Tasting Notes Pavie 2001
One of the candidates for wine of the vintage ... again, the 2001 Pavie, from a magnificent south-facing vineyard planted primarily on limestone soil, is a blend of 70% Merlot, 20% Cabernet Franc, and 10% Cabernet Sauvignon. After a six week maceration, it spent nearly 24 months in new oak prior to being bottled unfined and unfiltered. Some Bordeaux brokers think it might be even better than the 2000 Pavie, but I do not agree. The inky/ruby/purple-colored 2001 exhibits a tight but promising nose of crushed stones, a liqueur of blackberries, cherries, and black currants, and subtle smoke and licorice in the background. Powerful, with impressive elegance, fine harmony among its elements, a multi-layered texture, it has a finish that lasts for 50+ seconds. There is considerable tannin, but it is well-integrated. Give it 3-4 years, and drink it over the next two decades. A profound effort for the vintage, it is an example of a perfectionist proprietor pushing the envelope of quality.
Tasted at the Fine Wine Experience’s Pavie vertical.
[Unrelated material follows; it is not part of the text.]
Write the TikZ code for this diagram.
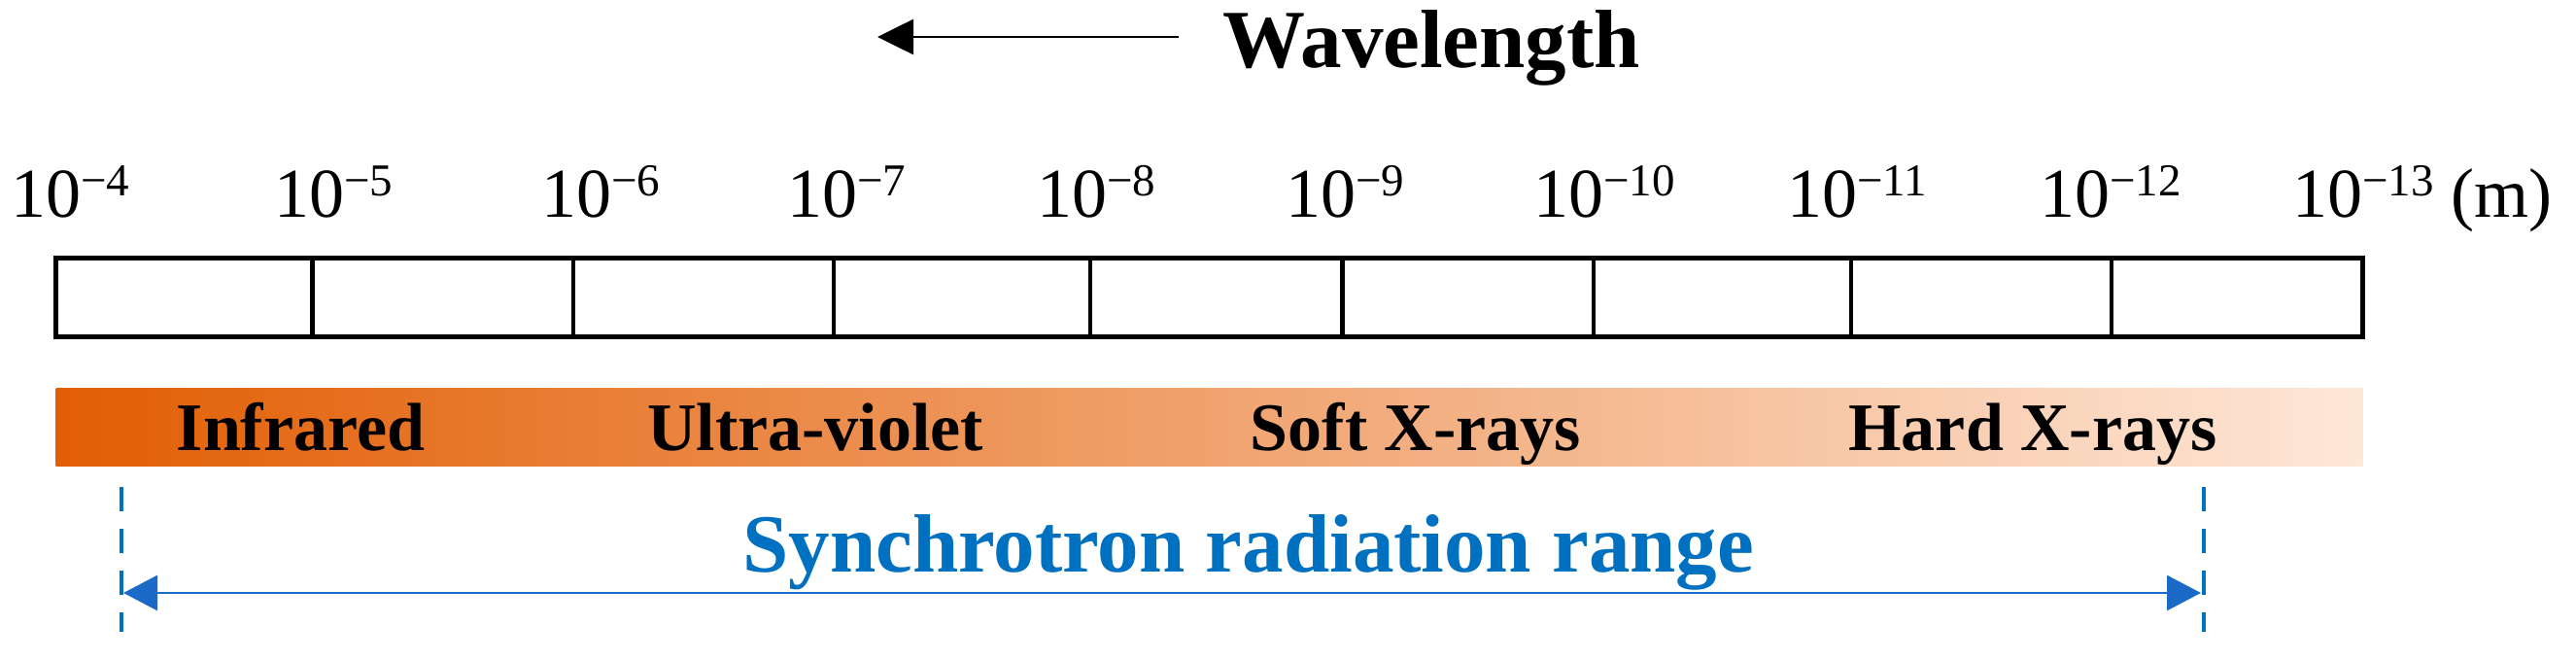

A garnet core with a ruby rim. The bouquet is showing very fine definition with more Saint Emilion character coming through than recent vintages. Blackberry, raspberry, pine, sage, allspice and a touch of liquorice. The palate is medium-bodied with fine delineation, lovely balance and focus, supple tannins with a dense black cherries, blueberry, cassis and espresso- and mocha-infused finish. There is something almost Pomerol like developing in the ’01. This is an intriguing Chateau Pavie, one of the most cerebral under Perse. Tasted June 2010.